Filmde, araçsal olarak kurulan insan-doğa-insan döngüsüne paralel ve bu döngüyü kıracak süreç olarak, kurtçuk insanın sancılı özgürleşme süreci, "hırsız"ın bilerek ya da bilmeyerek yol açtığı bir "sivil itaatsizliğin" başlangıcı olarak sunuluyor. Ancak filmin en güçlü yanlarından biri, bu özgürleşme sürecinin ikircikliğini ve karmaşıklığını da göstermesi. Döngü kırılırken, adaletin sağlanıp sağlanmadığı, "suçlu hırsız"ın bulunup bulunmaması (hatta bunun gerekli olup olmadığı) gerektiği, kurban insanlarla domuzların bir araya gelişinin gerçek anlamda bir uzlaşma olup olmadığı, akıntıya karşı gitmenin insanın zorunlu bir kaderi olup olmadığı gibi sorular ortaya çıkıyor.
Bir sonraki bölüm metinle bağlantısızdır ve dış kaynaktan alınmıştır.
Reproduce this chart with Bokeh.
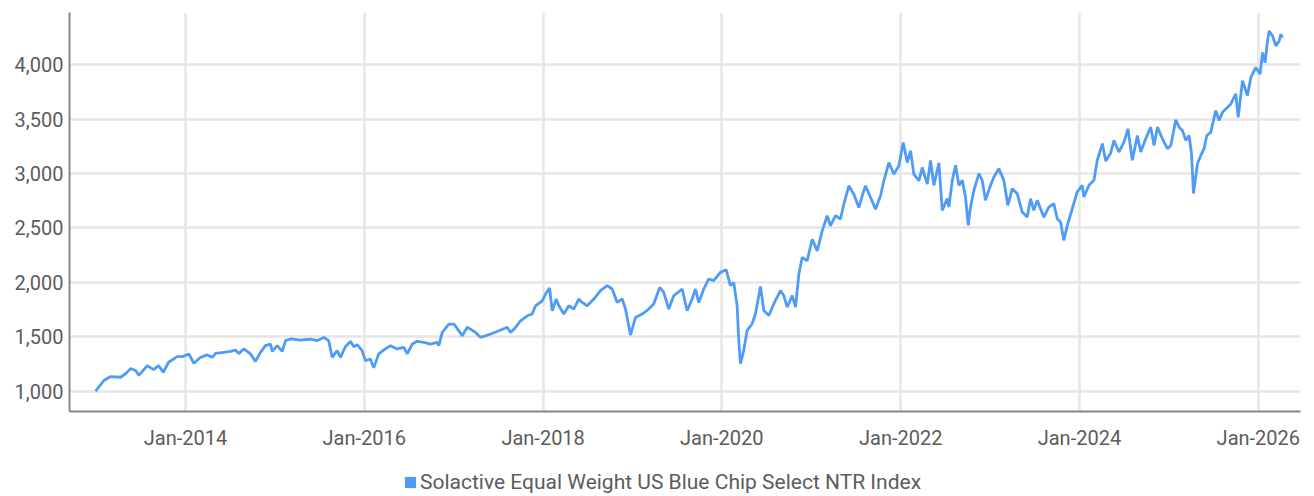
from datetime import datetime, timedelta
from bokeh.plotting import figure
from bokeh.layouts import column
from bokeh.models import (Range1d, FixedTicker, DatetimeTickFormatter, Legend, LegendItem,
                          ColumnDataSource, NumeralTickFormatter)
from bokeh.embed import file_html
from bokeh.resources import INLINE

# Decimal-year positions
years = [
    2012.993, 2013.086, 2013.161, 2013.273, 2013.329, 2013.385, 2013.441, 2013.478, 2013.572, 2013.642,
    2013.698, 2013.751, 2013.810, 2013.907, 2013.963, 2014.037, 2014.093, 2014.168, 2014.243, 2014.299,
    2014.336, 2014.428, 2014.503, 2014.559, 2014.596, 2014.652, 2014.727, 2014.783, 2014.839, 2014.895,
    2014.951, 2014.970, 2015.026, 2015.082, 2015.119, 2015.174, 2015.286, 2015.398, 2015.473, 2015.547,
    2015.603, 2015.641, 2015.697, 2015.734, 2015.790, 2015.846, 2015.883, 2015.921, 2015.977, 2016.013,
    2016.069, 2016.106, 2016.162, 2016.218, 2016.293, 2016.368, 2016.442, 2016.480, 2016.536, 2016.592,
    2016.666, 2016.740, 2016.815, 2016.833, 2016.871, 2016.945, 2017.001, 2017.095, 2017.151, 2017.244,
    2017.300, 2017.412, 2017.505, 2017.598, 2017.635, 2017.691, 2017.747, 2017.822, 2017.878, 2017.915,
    2017.990, 2018.027, 2018.072, 2018.102, 2018.147, 2018.176, 2018.232, 2018.287, 2018.343, 2018.399,
    2018.437, 2018.493, 2018.567, 2018.642, 2018.717, 2018.773, 2018.829, 2018.885, 2018.922, 2018.978,
    2019.034, 2019.108, 2019.182, 2019.238, 2019.305, 2019.350, 2019.406, 2019.462, 2019.556, 2019.612,
    2019.668, 2019.705, 2019.742, 2019.798, 2019.853, 2019.909, 2019.984, 2020.048, 2020.096, 2020.133,
    2020.171, 2020.189, 2020.208, 2020.245, 2020.283, 2020.339, 2020.376, 2020.432, 2020.469, 2020.525,
    2020.581, 2020.655, 2020.692, 2020.730, 2020.786, 2020.823, 2020.860, 2020.897, 2020.953, 2021.009,
    2021.065, 2021.121, 2021.177, 2021.214, 2021.270, 2021.326, 2021.363, 2021.419, 2021.475, 2021.531,
    2021.569, 2021.606, 2021.662, 2021.718, 2021.774, 2021.811, 2021.867, 2021.923, 2021.979, 2022.028,
    2022.073, 2022.110, 2022.147, 2022.203, 2022.241, 2022.297, 2022.334, 2022.371, 2022.427, 2022.465,
    2022.521, 2022.539, 2022.577, 2022.614, 2022.651, 2022.689, 2022.725, 2022.756, 2022.781, 2022.819,
    2022.875, 2022.912, 2022.949, 2023.005, 2023.043, 2023.098, 2023.154, 2023.199, 2023.248, 2023.304,
    2023.360, 2023.416, 2023.453, 2023.490, 2023.528, 2023.565, 2023.602, 2023.658, 2023.714, 2023.752,
    2023.789, 2023.826, 2023.864, 2023.920, 2023.975, 2024.031, 2024.050, 2024.106, 2024.162, 2024.200,
    2024.256, 2024.293, 2024.349, 2024.386, 2024.441, 2024.497, 2024.542, 2024.591, 2024.647, 2024.684,
    2024.740, 2024.796, 2024.833, 2024.871, 2024.927, 2024.983, 2025.020, 2025.076, 2025.113, 2025.151,
    2025.188, 2025.225, 2025.252, 2025.274, 2025.319, 2025.356, 2025.393, 2025.423, 2025.468, 2025.523,
    2025.561, 2025.599, 2025.636, 2025.692, 2025.748, 2025.774, 2025.823, 2025.860, 2025.879, 2025.916,
    2025.972, 2026.020, 2026.047, 2026.076, 2026.103, 2026.121, 2026.159, 2026.196, 2026.233, 2026.252,
    2026.271,
]

index_values = [
    1000, 1098, 1134, 1128, 1160, 1207, 1190, 1145, 1235, 1198,
    1235, 1174, 1266, 1317, 1317, 1342, 1256, 1311, 1333, 1311,
    1347, 1356, 1366, 1378, 1345, 1388, 1342, 1274, 1357, 1418,
    1433, 1366, 1418, 1366, 1464, 1480, 1470, 1479, 1464, 1494,
    1464, 1311, 1372, 1311, 1409, 1458, 1409, 1427, 1372, 1281,
    1296, 1214, 1342, 1378, 1418, 1388, 1403, 1342, 1433, 1458,
    1448, 1433, 1448, 1418, 1540, 1617, 1617, 1510, 1587, 1540,
    1494, 1525, 1556, 1587, 1540, 1586, 1647, 1693, 1709, 1785,
    1831, 1892, 1948, 1739, 1847, 1785, 1709, 1785, 1755, 1847,
    1816, 1785, 1847, 1924, 1970, 1939, 1816, 1847, 1755, 1516,
    1678, 1709, 1755, 1801, 1954, 1908, 1755, 1877, 1939, 1739,
    1847, 1939, 1816, 1939, 2031, 2016, 2092, 2117, 1970, 2000,
    1785, 1466, 1252, 1374, 1558, 1620, 1712, 1962, 1742, 1696,
    1804, 1925, 1879, 1772, 1879, 1772, 2075, 2229, 2199, 2397,
    2290, 2474, 2613, 2521, 2613, 2582, 2720, 2888, 2811, 2688,
    2796, 2888, 2780, 2673, 2796, 2934, 3102, 2995, 3072, 3286,
    3102, 3210, 2995, 2934, 3056, 2903, 3120, 2892, 3098, 2662,
    2770, 2692, 2938, 3077, 2892, 2938, 2785, 2524, 2692, 2846,
    3000, 2938, 2754, 2892, 2969, 3046, 2938, 2708, 2862, 2815,
    2646, 2600, 2769, 2662, 2754, 2677, 2600, 2692, 2723, 2585,
    2554, 2385, 2523, 2677, 2831, 2892, 2785, 2892, 2938, 3123,
    3276, 3115, 3190, 3305, 3198, 3289, 3412, 3122, 3350, 3198,
    3320, 3427, 3259, 3427, 3320, 3229, 3259, 3494, 3427, 3396,
    3305, 3350, 3183, 2817, 3092, 3167, 3229, 3350, 3381, 3579,
    3488, 3564, 3595, 3640, 3732, 3518, 3854, 3762, 3717, 3884,
    3976, 3915, 4113, 4021, 4220, 4311, 4265, 4174, 4220, 4281,
    4250,
]

tick_years = [2014, 2016, 2018, 2020, 2022, 2024, 2026]
y_ticks = [1000, 1500, 2000, 2500, 3000, 3500, 4000]
series_name = "Solactive Equal Weight US Blue Chip Select NTR Index"


def to_dt(y):
    yr = int(y)
    start = datetime(yr, 1, 1)
    length = (datetime(yr + 1, 1, 1) - start).total_seconds()
    return start + timedelta(seconds=(y - yr) * length)


def to_ms(d):
    return (d - datetime(1970, 1, 1)).total_seconds() * 1000.0


dates = [to_dt(y) for y in years]
src = ColumnDataSource(dict(x=dates, y=index_values))

FONT = "Roboto"
TXT = "#5c5c5c"
BLUE = "#4f9cf6"
NAN = float("nan")

p = figure(width=1314, height=455, x_axis_type="datetime", output_backend="svg",
           toolbar_location=None,
           x_range=Range1d(to_dt(2012.702), to_dt(2026.472)),
           y_range=Range1d(813, 4481),
           min_border_left=69, min_border_right=14, min_border_top=12, min_border_bottom=44)
p.outline_line_color = None
p.background_fill_color = "white"
p.border_fill_color = "white"

line = p.line("x", "y", source=src, line_color=BLUE, line_width=2.8)

p.xaxis.ticker = FixedTicker(ticks=[to_ms(datetime(y, 1, 1)) for y in tick_years])
p.xaxis.formatter = DatetimeTickFormatter(years="%b-%Y", months="%b-%Y", days="%b-%Y")
p.yaxis.ticker = FixedTicker(ticks=y_ticks)
p.yaxis.formatter = NumeralTickFormatter(format="0,0")

for ax in (p.xaxis[0], p.yaxis[0]):
    ax.major_tick_line_color = None
    ax.minor_tick_line_color = None
    ax.major_tick_out = 0
    ax.major_tick_in = 0
    ax.axis_line_color = "#858585"
    ax.axis_line_width = 2
    ax.major_label_text_font = FONT
    ax.major_label_text_font_size = "20px"
    ax.major_label_text_color = TXT
p.xaxis.major_label_standoff = 14
p.yaxis.major_label_standoff = 6

p.xgrid.ticker = p.xaxis[0].ticker
p.ygrid.ticker = p.yaxis[0].ticker
p.grid.grid_line_color = "#e6e6e6"
p.grid.grid_line_width = 2.5

# Legend strip below the chart (its frame is aligned with the chart's frame)
lg = figure(width=1314, height=41, output_backend="svg", toolbar_location=None,
            x_range=Range1d(0, 1), y_range=Range1d(0, 1),
            min_border_left=0, min_border_right=0, min_border_top=0, min_border_bottom=0)
lg.axis.visible = False
lg.grid.visible = False
lg.outline_line_color = None
lg.background_fill_color = "white"
lg.border_fill_color = "white"
# legend swatch only: one row of NaN so nothing is drawn in the strip itself
sq = lg.quad(left=[NAN], right=[NAN], top=[NAN], bottom=[NAN], fill_color=BLUE, line_color=None)

legend = Legend(items=[LegendItem(label=series_name, renderers=[sq])],
                orientation="horizontal", location=(334, 2),
                border_line_color=None, background_fill_alpha=0,
                label_text_font=FONT, label_text_font_size="21px", label_text_color=TXT,
                glyph_width=14, glyph_height=14, label_standoff=3,
                padding=2, margin=0, spacing=0)
lg.add_layout(legend, "center")

layout = column(p, lg, spacing=0)
open("out.html", "w").write(file_html(layout, INLINE))
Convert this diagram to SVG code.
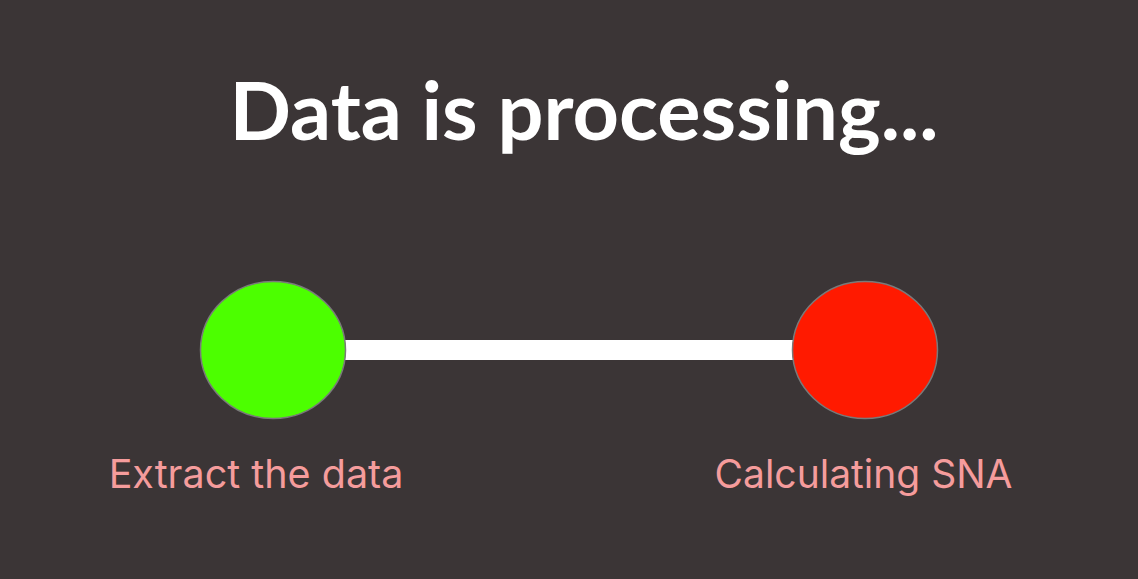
<svg xmlns="http://www.w3.org/2000/svg" width="1138" height="579" viewBox="0 0 1138 579">
<style>
.title{font-family:Lato,"Liberation Sans",sans-serif;font-weight:bold;font-size:81px;fill:#ffffff}
.label{font-family:Inter,"Liberation Sans",sans-serif;font-size:39.5px;fill:#f59c9c}
.node{stroke:#7a7a7a;stroke-width:1.5}
</style>
<rect width="1138" height="579" fill="#3b3536"/>
<text class="title" x="584" y="140" text-anchor="middle">Data is processing...</text>
<g id="connectors">
<rect x="344" y="340" width="450" height="20" fill="#ffffff"/>
</g>
<g id="node-extract">
<ellipse class="node" cx="273" cy="350" rx="72.5" ry="68.5" fill="#4cff00"/>
<text class="label" x="256" y="488" text-anchor="middle">Extract the data</text>
</g>
<g id="node-sna">
<ellipse class="node" cx="865" cy="350" rx="72.5" ry="68.5" fill="#ff1a00"/>
<text class="label" x="863.5" y="488" text-anchor="middle" style="font-size:39px">Calculating SNA</text>
</g>
</svg>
Ve bu soruların yanıtları, sanıyorum, tıpkı yönetmenin daha önce sadece 5000 dolara çektiği "Primer"daki sorular gibi, izleyicileri, kendilerinin çözmesi için filmi tekrar izlemeye davet eden titizlikle hazırlanmış bir yapbozun parçalarında gizli.

Üzerinde derin bir tefekkür gerektiren bu filmin, insanın kendisi ve doğa üzerindeki ama aynı zamanda doğanın insan üzerindeki tahakkümü üzerine bir meditasyon olduğunu düşünüyorum. Ve burada kendi bakış açıma göre "renklendirmeye" çalıştığım filmin, daha başka birçok bakış açısıyla renklendirilmesini umuyorum.